— What this task involves —
Up to and including the line with "const chart = echarts.init(document.getElementById('chart'));", write out the listing from its first line, minus the pictures.

— Recorded data —
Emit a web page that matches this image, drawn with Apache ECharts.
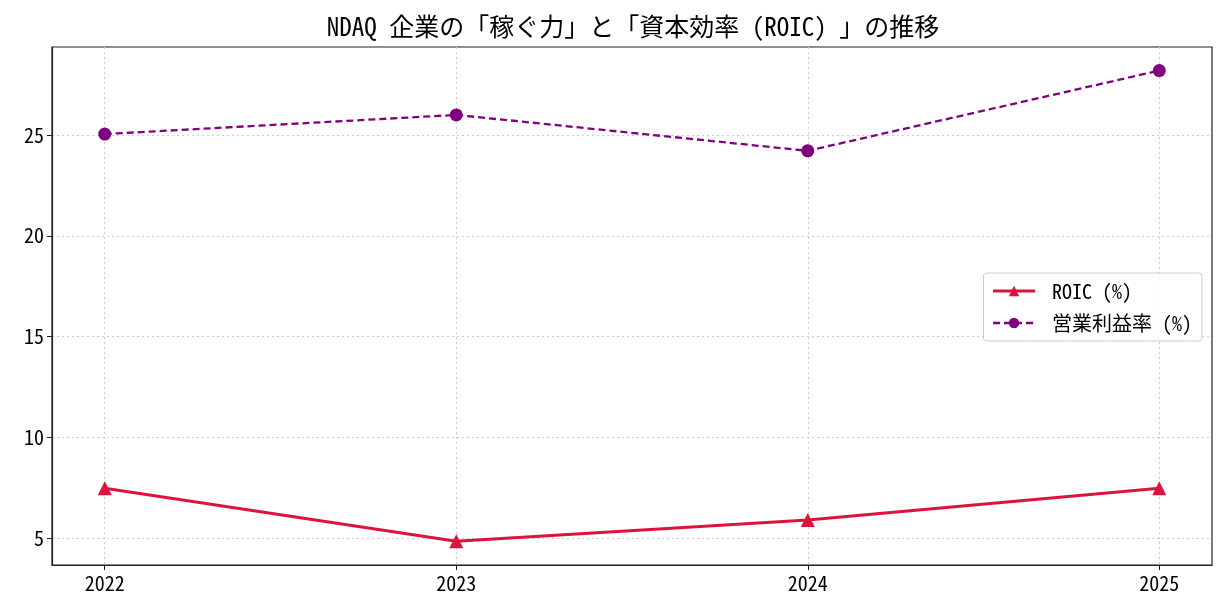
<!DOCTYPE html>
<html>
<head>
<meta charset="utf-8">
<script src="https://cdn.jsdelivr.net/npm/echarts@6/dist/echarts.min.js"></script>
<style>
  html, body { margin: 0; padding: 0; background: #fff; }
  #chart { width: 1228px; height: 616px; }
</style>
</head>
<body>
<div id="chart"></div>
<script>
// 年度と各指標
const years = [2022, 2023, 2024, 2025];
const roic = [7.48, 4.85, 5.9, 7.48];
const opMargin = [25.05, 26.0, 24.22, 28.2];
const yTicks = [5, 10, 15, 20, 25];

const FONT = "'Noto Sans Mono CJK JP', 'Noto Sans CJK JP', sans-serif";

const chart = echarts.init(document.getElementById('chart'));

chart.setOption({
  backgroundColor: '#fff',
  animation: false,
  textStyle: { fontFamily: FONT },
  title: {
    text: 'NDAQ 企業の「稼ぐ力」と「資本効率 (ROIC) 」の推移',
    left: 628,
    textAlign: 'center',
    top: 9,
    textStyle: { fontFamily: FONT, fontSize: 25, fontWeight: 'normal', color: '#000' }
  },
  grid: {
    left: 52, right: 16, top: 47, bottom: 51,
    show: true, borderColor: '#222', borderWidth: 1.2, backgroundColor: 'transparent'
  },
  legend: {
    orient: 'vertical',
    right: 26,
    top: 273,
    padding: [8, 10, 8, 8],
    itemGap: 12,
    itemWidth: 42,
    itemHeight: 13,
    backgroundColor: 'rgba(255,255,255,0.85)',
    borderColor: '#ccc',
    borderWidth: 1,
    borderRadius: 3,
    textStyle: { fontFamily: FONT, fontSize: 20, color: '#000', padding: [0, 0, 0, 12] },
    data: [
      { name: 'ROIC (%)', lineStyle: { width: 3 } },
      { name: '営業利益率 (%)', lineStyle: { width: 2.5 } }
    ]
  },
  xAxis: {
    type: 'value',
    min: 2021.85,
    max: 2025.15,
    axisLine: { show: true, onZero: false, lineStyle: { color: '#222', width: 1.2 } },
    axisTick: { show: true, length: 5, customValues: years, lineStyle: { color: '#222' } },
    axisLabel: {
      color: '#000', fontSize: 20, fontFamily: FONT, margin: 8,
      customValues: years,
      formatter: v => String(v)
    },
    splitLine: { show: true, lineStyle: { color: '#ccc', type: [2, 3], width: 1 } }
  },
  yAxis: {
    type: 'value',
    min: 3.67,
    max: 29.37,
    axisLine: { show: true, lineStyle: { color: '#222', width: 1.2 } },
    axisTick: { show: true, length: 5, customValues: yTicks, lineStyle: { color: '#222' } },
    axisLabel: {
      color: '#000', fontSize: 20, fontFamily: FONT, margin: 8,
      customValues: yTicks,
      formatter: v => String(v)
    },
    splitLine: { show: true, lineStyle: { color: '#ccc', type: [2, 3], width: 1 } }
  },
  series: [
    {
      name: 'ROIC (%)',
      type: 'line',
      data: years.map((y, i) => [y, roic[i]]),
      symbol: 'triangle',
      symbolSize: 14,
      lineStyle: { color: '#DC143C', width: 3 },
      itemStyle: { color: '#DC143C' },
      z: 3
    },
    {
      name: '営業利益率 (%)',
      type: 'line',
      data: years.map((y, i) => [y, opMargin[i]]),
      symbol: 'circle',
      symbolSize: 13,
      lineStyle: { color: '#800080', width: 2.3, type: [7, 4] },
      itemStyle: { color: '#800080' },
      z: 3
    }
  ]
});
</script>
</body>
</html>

— Solution to this problem —
Emit a web page that matches this image, drawn with Apache ECharts.
<!DOCTYPE html>
<html>
<head>
<meta charset="utf-8">
<script src="https://cdn.jsdelivr.net/npm/echarts@6/dist/echarts.min.js"></script>
<style>
  html, body { margin: 0; padding: 0; background: #fff; }
  #chart { width: 1228px; height: 616px; }
</style>
</head>
<body>
<div id="chart"></div>
<script>
// 年度と各指標
const years = [2022, 2023, 2024, 2025];
const roic = [7.48, 4.85, 5.9, 7.48];
const opMargin = [25.05, 26.0, 24.22, 28.2];
const yTicks = [5, 10, 15, 20, 25];

const FONT = "'Noto Sans Mono CJK JP', 'Noto Sans CJK JP', sans-serif";

const chart = echarts.init(document.getElementById('chart'));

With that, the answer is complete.